Environmental group seeks to stop wastewater permit for planned subdivision in Montana

An environmental group has won a round in its lawsuit to stop a state wastewater permit for a large subdivision in Montana. In the latest development, a judge rejected the state’s motion to dismiss the case. The issue will now be argued in court on its merits. 

Upper Missouri Waterkeeper sued in state court to halt the onsite plan for a 175-acre residential development near the Gallatin River. Last year the state Department of Environmental Quality recognized that section of the river as impaired by algal blooms, reported the Billings Gazette

Upper Missouri Waterkeeper asserts that by allowing individual onsite systems with lower individual discharge volumes, DEQ would create an unscientific exemption from standard permit requirements. 

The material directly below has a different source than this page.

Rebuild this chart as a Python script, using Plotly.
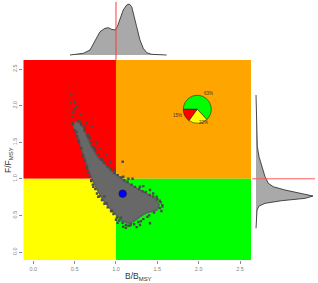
import plotly.graph_objects as go

W, H = 318, 283

# ---------------- data ----------------
# main cloud outline (B/Bmsy, F/Fmsy)
cloud_B = [0.504, 0.556, 0.605, 0.645, 0.686, 0.734, 0.786, 0.867, 0.948, 1.048, 1.149, 1.250,
           1.371, 1.472, 1.524, 1.492, 1.371, 1.290, 1.209, 1.149, 1.069, 1.000, 0.927, 0.846,
           0.774, 0.726, 0.686, 0.645, 0.605, 0.565, 0.525, 0.484]
cloud_F = [1.780, 1.758, 1.690, 1.575, 1.462, 1.370, 1.280, 1.189, 1.097, 1.020, 0.938, 0.870,
           0.802, 0.734, 0.642, 0.574, 0.537, 0.482, 0.414, 0.392, 0.428, 0.505, 0.597, 0.710,
           0.847, 0.960, 1.075, 1.212, 1.348, 1.485, 1.622, 1.712]
# scattered iterations around the cloud
pts_B = [0.456, 0.496, 0.444, 0.484, 0.472, 0.565, 0.645, 0.706, 0.767, 0.807, 0.888, 0.927,
         1.081, 1.088, 1.150, 1.290, 1.411, 1.492, 1.088, 1.150, 1.290, 1.411, 1.060, 0.888,
         0.786, 0.726, 0.700, 0.645, 0.545, 0.520, 0.600, 0.540, 0.680, 0.740, 0.830, 0.980,
         1.200, 1.330, 1.450, 1.530, 1.560, 1.250, 1.000, 1.020, 0.950, 0.620, 0.580, 0.500,
         0.470, 0.760, 1.120, 1.380, 1.180, 1.300, 0.860, 1.550, 0.530, 0.660,
         0.58, 0.62, 0.66, 0.70, 0.72, 0.75, 0.79, 0.82, 0.86, 0.90, 0.94, 0.98, 1.02, 1.06,
         1.10, 1.14, 1.19, 1.23, 1.28, 1.32, 1.36, 1.41, 1.45, 1.50, 1.54, 1.56, 1.53,
         0.47, 0.50, 0.53, 0.55, 0.58, 0.60, 0.62, 0.64, 0.66, 0.68, 0.70, 0.72, 0.75, 0.77,
         0.80, 0.83, 0.86, 0.90, 0.94, 0.97, 1.01, 1.04, 1.08, 1.12, 1.17, 1.22, 1.27, 1.33,
         1.40, 1.46]
pts_F = [2.145, 2.053, 2.045, 1.917, 1.849, 1.780, 1.758, 1.712, 1.485, 1.417, 1.325, 1.234,
         1.234, 1.029, 1.000, 0.892, 0.847, 0.755, 0.346, 0.360, 0.369, 0.392, 0.470, 0.665,
         0.755, 0.892, 0.980, 1.150, 1.530, 1.640, 1.300, 1.800, 1.560, 1.420, 1.260, 1.120,
         1.000, 0.900, 0.800, 0.700, 0.620, 0.340, 0.440, 0.400, 0.560, 1.700, 1.880, 1.960,
         1.760, 1.500, 0.330, 0.480, 0.380, 0.420, 0.760, 0.560, 1.980, 1.600,
         1.74, 1.66, 1.58, 1.50, 1.44, 1.39, 1.33, 1.27, 1.22, 1.17, 1.13, 1.08, 1.05, 1.02,
         0.98, 0.96, 0.92, 0.89, 0.86, 0.83, 0.82, 0.78, 0.76, 0.72, 0.68, 0.64, 0.60,
         1.74, 1.66, 1.58, 1.50, 1.42, 1.32, 1.25, 1.17, 1.09, 1.03, 0.97, 0.92, 0.86, 0.80,
         0.76, 0.71, 0.66, 0.61, 0.56, 0.52, 0.47, 0.43, 0.40, 0.37, 0.36, 0.38, 0.41, 0.45,
         0.50, 0.54]
current_B = [1.081]
current_F = [0.797]

# marginal density of B/Bmsy (relative height)
densB_x = [0.444, 0.605, 0.686, 0.729, 0.767, 0.807, 0.867, 0.907, 0.948, 0.988, 1.016, 1.048,
           1.088, 1.129, 1.161, 1.190, 1.218, 1.250, 1.290, 1.330, 1.371, 1.432, 1.613]
densB_h = [0.0, 0.033, 0.098, 0.229, 0.359, 0.457, 0.523, 0.536, 0.503, 0.490, 0.556, 0.719,
           0.882, 0.980, 1.0, 0.948, 0.784, 0.556, 0.294, 0.131, 0.046, 0.013, 0.0]
# marginal density of F/Fmsy (relative height)
densF_y = [2.145, 1.895, 1.667, 1.439, 1.302, 1.165, 1.029, 0.938, 0.892, 0.847, 0.802, 0.765,
           0.733, 0.701, 0.665, 0.628, 0.574, 0.437, 0.324]
densF_h = [0.0, 0.005, 0.012, 0.023, 0.053, 0.099, 0.158, 0.216, 0.304, 0.509, 0.801, 1.0,
           0.86, 0.45, 0.158, 0.053, 0.018, 0.006, 0.0]

# pie of quadrant shares
pie_labels = ["63%", "15%", "22%"]
pie_values = [63, 15, 22]
pie_colors = ["#00FF00", "#FF0000", "#FFFF00"]

ticks = [0.0, 0.5, 1.0, 1.5, 2.0, 2.5]
tick_text = ["0.0", "0.5", "1.0", "1.5", "2.0", "2.5"]

# ---------------- layout geometry ----------------
XR = [-0.121, 2.633]
YR = [-0.109, 2.623]
px = lambda v: v / W
py = lambda v: 1 - v / H

fig = go.Figure()

# cloud
fig.add_trace(go.Scatter(x=cloud_B, y=cloud_F, mode="lines", fill="toself",
                         fillcolor="#686868", line=dict(color="#5e5e5e", width=1.5),
                         xaxis="x", yaxis="y", hoverinfo="skip"))
fig.add_trace(go.Scatter(x=pts_B, y=pts_F, mode="markers",
                         marker=dict(symbol="square", size=2.4, color="#4a4a4a"),
                         xaxis="x", yaxis="y"))
fig.add_trace(go.Scatter(x=current_B, y=current_F, mode="markers",
                         marker=dict(size=7.5, color="#0000FF", line=dict(color="#1a1a4a", width=0.8)),
                         xaxis="x", yaxis="y"))

# top density
fig.add_trace(go.Scatter(x=densB_x, y=densB_h, mode="lines", fill="tozeroy",
                         fillcolor="#A9A9A9", line=dict(color="#222222", width=0.8),
                         xaxis="x2", yaxis="y2"))
# right density
fig.add_trace(go.Scatter(x=densF_h, y=densF_y, mode="lines", fill="tozerox",
                         fillcolor="#A9A9A9", line=dict(color="#222222", width=0.8),
                         xaxis="x3", yaxis="y3"))

# pie
fig.add_trace(go.Pie(values=pie_values, labels=pie_labels, sort=False, direction="counterclockwise",
                     rotation=-90, textinfo="none", hoverinfo="skip", showlegend=False,
                     marker=dict(colors=pie_colors, line=dict(color="#222222", width=0.6)),
                     domain=dict(x=[px(183.3), px(211.3)], y=[py(123.3), py(95.3)])))

shapes = []
quads = [(XR[0], 1, 1, YR[1], "#FF0000"), (1, XR[1], 1, YR[1], "#FFA500"),
         (XR[0], 1, YR[0], 1, "#FFFF00"), (1, XR[1], YR[0], 1, "#00FF00")]
for x0, x1, y0, y1, c in quads:
    shapes.append(dict(type="rect", xref="x", yref="y", x0=x0, x1=x1, y0=y0, y1=y1,
                       fillcolor=c, line=dict(width=0), layer="below"))
# red reference lines on marginals
shapes.append(dict(type="line", xref="x2", yref="y2", x0=1, x1=1, y0=-0.1, y1=1.04,
                   line=dict(color="#FF3B3B", width=1)))
shapes.append(dict(type="line", xref="x3", yref="y3", x0=-0.07, x1=1.035, y0=1, y1=1,
                   line=dict(color="#FF5A5A", width=1)))

def ann(text, x, y, size, angle=0, color="#333333"):
    return dict(text=text, x=px(x), y=py(y), xref="paper", yref="paper", showarrow=False,
                xanchor="center", yanchor="middle", textangle=angle,
                font=dict(size=size, color=color, family="Liberation Sans"))

annotations = [
    ann("B/B<sub>MSY</sub>", 138, 276, 8.5),
    ann("F/F<sub>MSY</sub>", 8, 160, 8.5, angle=-90),
    ann(pie_labels[0], 208.5, 94, 4.5),
    ann(pie_labels[1], 177.5, 115.5, 4.5),
    ann(pie_labels[2], 203.5, 122.5, 4.5),
]

tickfont = dict(size=5.5, color="#7f7f7f", family="Liberation Sans")
fig.update_layout(
    width=W, height=H, margin=dict(l=0, r=0, t=0, b=0),
    paper_bgcolor="white", plot_bgcolor="rgba(0,0,0,0)", showlegend=False,
    shapes=shapes, annotations=annotations,
    xaxis=dict(domain=[px(23.3), px(251)], range=XR, tickvals=ticks, ticktext=tick_text,
               ticks="outside", ticklen=3, tickcolor="#8a8a8a", tickwidth=0.6, tickfont=tickfont,
               showgrid=False, zeroline=False, showline=False, anchor="y"),
    yaxis=dict(domain=[py(260), py(60)], range=YR, tickvals=ticks, ticktext=tick_text,
               ticks="outside", ticklen=3, tickcolor="#8a8a8a", tickwidth=0.6, tickfont=tickfont,
               tickangle=-90, showgrid=False, zeroline=False, showline=False, anchor="x"),
    xaxis2=dict(domain=[px(23.3), px(251)], range=XR, visible=False, anchor="y2"),
    yaxis2=dict(domain=[py(60), 1], range=[-0.098, 1.078], visible=False, anchor="x2"),
    xaxis3=dict(domain=[px(251), 1], range=[-0.088, 1.088], visible=False, anchor="y3"),
    yaxis3=dict(domain=[py(260), py(60)], range=YR, visible=False, anchor="x3"),
)

fig.write_html("out.html")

Iowa county’s health board budget decreased after unlawful payments

Supervisors in Tama County, in central Iowa, voted to decrease the health board’s budget after the board made payments totaling about $13,000 to two homeowners whose onsite systems were improperly approved by the county’s former sanitarian. 

Carlton Salmons, attorney for the county supervisors, found the payments unlawful for many reasons, reported the Tama-Toledo News Chronicle. Supervisors voted to refuse any payments to the homeowners and to transfer $51,000 from the health department budget into the county’s general fund. Supervisor Bill Faircloth said supervisors would find out whether there is a legal way for them to help. 

As the supervisors voted, a relative of one of the homeowners said, “We’ll see you gentlemen in court.” 

California man steals, crashes pump truck

The California Highway Patrol is searching for a man who crashed a stolen pump truck near Santa Rosa
in northern California.

First responders found the truck on its side after the crash at about 11:30 a.m. on Aug. 30. The truck hit an oncoming car, injuring the driver, reported the San Francisco Chronicle. The thief apparently lost control of the truck while driving it along a rural road. 

It was unknown whether the truck contained any septage.